A food that’s labeled “gluten-free” isn’t necessarily free of gluten: It can contain up to 20 ppm of the protein. Yet for some people with celiac disease, even minute amounts of gluten will trigger intestinal pain and other symptoms. To improve upon current detection methods, researchers in Spain have created a new type of gluten assay that senses gluten concentrations as low as 0.5 ppm (Anal. Chem. 2014, DOI: 10.1021/ac404151n).
Gluten is a complex mixture of proteins found in some grains, including wheat, barley, and rye. Partially digested peptides from gluten spur a celiac patient’s immune cells to attack the lining of the small intestine, causing intense pain, growth delays, infertility, or other symptoms. The only remedy for celiac disease, which affects about 1% of people in the U.S. and Europe, is to stick to a gluten-free diet.
In the U.S. and much of Europe, a gluten-free label indicates that a product holds less than 20 ppm gluten, close to the limit of detection of traditional antibody-based tests. María Jesús Lobo-Castañón of the University of Oviedo, in Spain, and her colleagues work on biosensors and wanted to develop a test for allergens. After learning that a colleague was so gluten-sensitive that even products labeled gluten-free could trigger his symptoms, they decided to devise a sensitive test for gluten.
Typical gluten detection tests depend on antibodies that specifically bind to gluten or portions of it. But small nucleic acid receptors, or aptamers, are easier to make and tweak, more stable, and less expensive than antibodies, Lobo-Castañón says.
Lobo-Castañón’s group first chose a target from gluten’s complex protein mixture. They picked one of the most immunotoxic constituents of gluten: a 33-amino-acid stretch from the protein gliadin. To identify an aptamer against the gliadin peptide, the Spanish group began with a very large library of random DNA sequences, each 80 nucleotides long. The researchers identified sequences that bound to the gliadin fragment, separated them, and amplified them. They repeated the process 10 times to find the aptamer with the greatest affinity for their gliadin fragment.
Aptamer in hand, the scientists put together a competitive gluten detection assay. They attached the gliadin peptide to magnetic beads. Then they mixed a food sample with the beads and added a small amount of aptamer. Any gluten in the food competes with the gliadin on the beads to bind to the aptamer, which allows the researchers to detect very low levels of gluten present in the food. By measuring the percentage of aptamer bound to gliadin, the researchers could calculate how much gluten was in the food, at levels as low as 0.5 ppm.

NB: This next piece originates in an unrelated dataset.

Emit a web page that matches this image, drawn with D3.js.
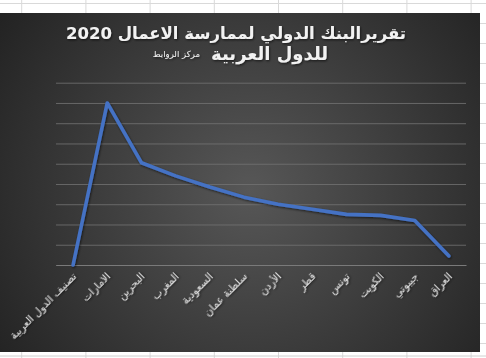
<!DOCTYPE html>
<html>
<head>
<meta charset="utf-8">
<script src="https://cdn.jsdelivr.net/npm/d3@7"></script>
<style>
  body { margin:0; background:#fff; }
  svg { display:block; }
</style>
</head>
<body>
<svg></svg>
<script>

// categories as in the sheet (first one is the header cell)
var countries = ["تصنيف الدول العربية","الامارات","البحرين","المغرب","السعودية","سلطنة عمان","الأردن","قطر","تونس","الكويت","جيبوتي","العراق"];
var values = [0,80,50.5,44,38.5,33.5,30,27.5,25,24.5,22,4.5];
var yTicks = [0,10,20,30,40,50,60,70,80,90];

var titleLine1 = "تقريرالبنك الدولي لممارسة الاعمال 2020";
var titleLine2 = "للدول العربية";
var titleSource = "مركز الروابط";

var screen = {
  width:486,
  height:358
};

var chartBox = {x:0, y:13, width:480, height:339};

var margins = {
  top:82.7,
  left:56
};

var plotWidth = 410;
var plotHeight = 265 - margins.top;

var svg = d3.select("svg").attr("width",screen.width).attr("height",screen.height);

// spreadsheet cells behind the chart
var sheet = svg.append("g").attr("id","sheet");
sheet.selectAll("line.v")
  .data(d3.range(8))
  .enter()
  .append("line")
  .attr("x1",function(d){return 21.7 + d*64.2;})
  .attr("x2",function(d){return 21.7 + d*64.2;})
  .attr("y1",0)
  .attr("y2",screen.height)
  .attr("stroke","#d9d9d9");
sheet.selectAll("line.h")
  .data(d3.range(18))
  .enter()
  .append("line")
  .attr("y1",function(d){return 3.5 + d*20;})
  .attr("y2",function(d){return 3.5 + d*20;})
  .attr("x1",0)
  .attr("x2",screen.width)
  .attr("stroke","#d9d9d9");
sheet.append("line")
  .attr("x1",0).attr("x2",screen.width)
  .attr("y1",356).attr("y2",356)
  .attr("stroke","#d0d0d0");

var defs = svg.append("defs");
var grad = defs.append("radialGradient")
  .attr("id","bg")
  .attr("gradientUnits","userSpaceOnUse")
  .attr("cx",250).attr("cy",190).attr("r",310);
grad.append("stop").attr("offset","0%").attr("stop-color","#575757");
grad.append("stop").attr("offset","100%").attr("stop-color","#222222");

var shadow = defs.append("filter").attr("id","shadow")
  .attr("x","-10%").attr("y","-10%").attr("width","120%").attr("height","130%");
shadow.append("feDropShadow")
  .attr("dx",0.8).attr("dy",1.2).attr("stdDeviation",0.8)
  .attr("flood-color","#000").attr("flood-opacity",0.6);

svg.append("rect")
  .attr("x",chartBox.x).attr("y",chartBox.y)
  .attr("width",chartBox.width).attr("height",chartBox.height)
  .attr("fill","url(#bg)");

// scales
var xScale = d3.scaleBand()
  .domain(countries)
  .range([0,plotWidth]);

var yScale = d3.scaleLinear()
  .domain([0,90])
  .range([plotHeight,0]);

var plot = svg.append("g").attr("id","plot")
  .attr("transform","translate("+margins.left+","+margins.top+")");

// gridlines
var yAxis = d3.axisLeft(yScale)
  .tickValues(yTicks)
  .tickSize(-plotWidth)
  .tickFormat("");

plot.append("g")
  .attr("id","yAxis")
  .call(yAxis)
  .call(function(g){ g.select(".domain").remove(); })
  .selectAll("line")
  .attr("stroke","#737373")
  .attr("stroke-width",0.8);

// category axis
var xAxis = d3.axisBottom(xScale).tickSize(0).tickPadding(0);

var xg = plot.append("g")
  .attr("id","xAxis")
  .attr("transform","translate(0,"+plotHeight+")")
  .call(xAxis);

xg.select(".domain").attr("stroke","#7a7a7a").attr("stroke-width",1);

xg.selectAll("text")
  .attr("fill","#e0e0e0")
  .attr("font-family","DejaVu Sans, sans-serif")
  .attr("font-size","10.5px")
  .attr("direction","rtl")
  .attr("text-anchor","start")
  .attr("dy",0)
  .attr("filter","url(#shadow)")
  .attr("transform","translate(4,12) rotate(-45)");

// the line
var line = d3.line()
  .x(function(d,i){ return xScale(countries[i]) + xScale.bandwidth()/2; })
  .y(function(d){ return yScale(d); });

plot.append("path")
  .datum(values)
  .attr("d",line)
  .attr("fill","none")
  .attr("stroke","#4472c4")
  .attr("stroke-width",3.6)
  .attr("stroke-linejoin","round")
  .attr("stroke-linecap","round")
  .attr("filter","url(#shadow)");

// title
var title = svg.append("g").attr("id","title")
  .attr("font-family","DejaVu Sans, sans-serif")
  .attr("fill","#f2f2f2")
  .attr("font-weight","bold")
  .attr("filter","url(#shadow)");

title.append("text")
  .attr("x",236).attr("y",39)
  .attr("text-anchor","middle")
  .attr("direction","rtl")
  .attr("font-size","16.5px")
  .text(titleLine1);

title.append("text")
  .attr("x",328).attr("y",60)
  .attr("text-anchor","start")
  .attr("direction","rtl")
  .attr("font-size","18px")
  .text(titleLine2);

title.append("text")
  .attr("x",200).attr("y",57)
  .attr("text-anchor","start")
  .attr("direction","rtl")
  .attr("font-size","8.5px")
  .attr("font-weight","normal")
  .text(titleSource);

</script>
</body>
</html>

The researchers found that their aptamer bound tightly to wheat, barley, and rye flours, but not at all to corn, rice, and soy flours, which are naturally gluten-free. Using the technique, they also tested soy baby formula and a cake mix with known gluten concentrations. Their test confirmed that no gluten was in the cake mix and that the baby formula had 16 ppm gluten.
José Manuel Pingarrón of Complutense University of Madrid sees promise in the new method. It shows more reliable results “at low concentrations, where other methods fail,” he says. More sensitive gluten testing would be a boon for those people affected by even a smidgen of the protein.